= Lesao Lehohla =

Mosotho politician

Archibald Lesao Lehohla (born 28 July 1946) is a former Deputy Prime Minister and Minister of Home Affairs and Public Safety of Lesotho.

==Early life and education==
Lehohla was born on 28 July 1946 in Mafeteng. In 1970, Lehohla obtained a Bachelor of Science from the University of Botswana, Lesotho and Swaziland (UBLS). In 1975, he received a scholarship from UNESCO to attend Oxford University for mathematics. While at Oxford, Lehohla graduated with a Bachelor and Master of Arts.

==Career==
While attending the UBLS, Lehohla was a teaching assistant from 1970 to 1972. Lehohla started teaching at Bereng High School in 1975 and was promoted to headmaster in 1977. Lehohla remained as headmaster until 1993.

==Politics==
Lehohla was first elected to parliament from the Mafeteng Constituency in 1993 and became Minister of Home Affairs in the new Basutoland Congress Party government. Subsequently he became Minister of Transport, Posts and Telecommunications in 1995. In May 1996 he became Minister of Education. He won a court ruling enabling him to stand in Mafeteng Constituency again in the 1998 election after his party, the Lesotho Congress for Democracy (LCD), had nominated another candidate, and was re-elected.

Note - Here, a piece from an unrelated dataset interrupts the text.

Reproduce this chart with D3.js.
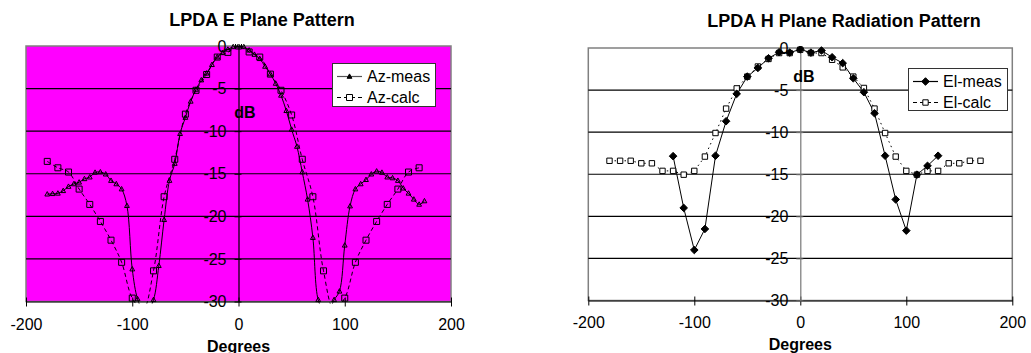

===Deputy Prime Minister===
On 27 January 2002, Lehohla was elected as the leader for the Lesotho Congress for Democracy party. This position as party leader led him to acquire the position of Deputy Prime Minister later in the 2002 Parliamentary Elections. Lehohla was later removed from his position as Minister of Education and instead made Minister of Home Affairs and Public Safety in November 2004.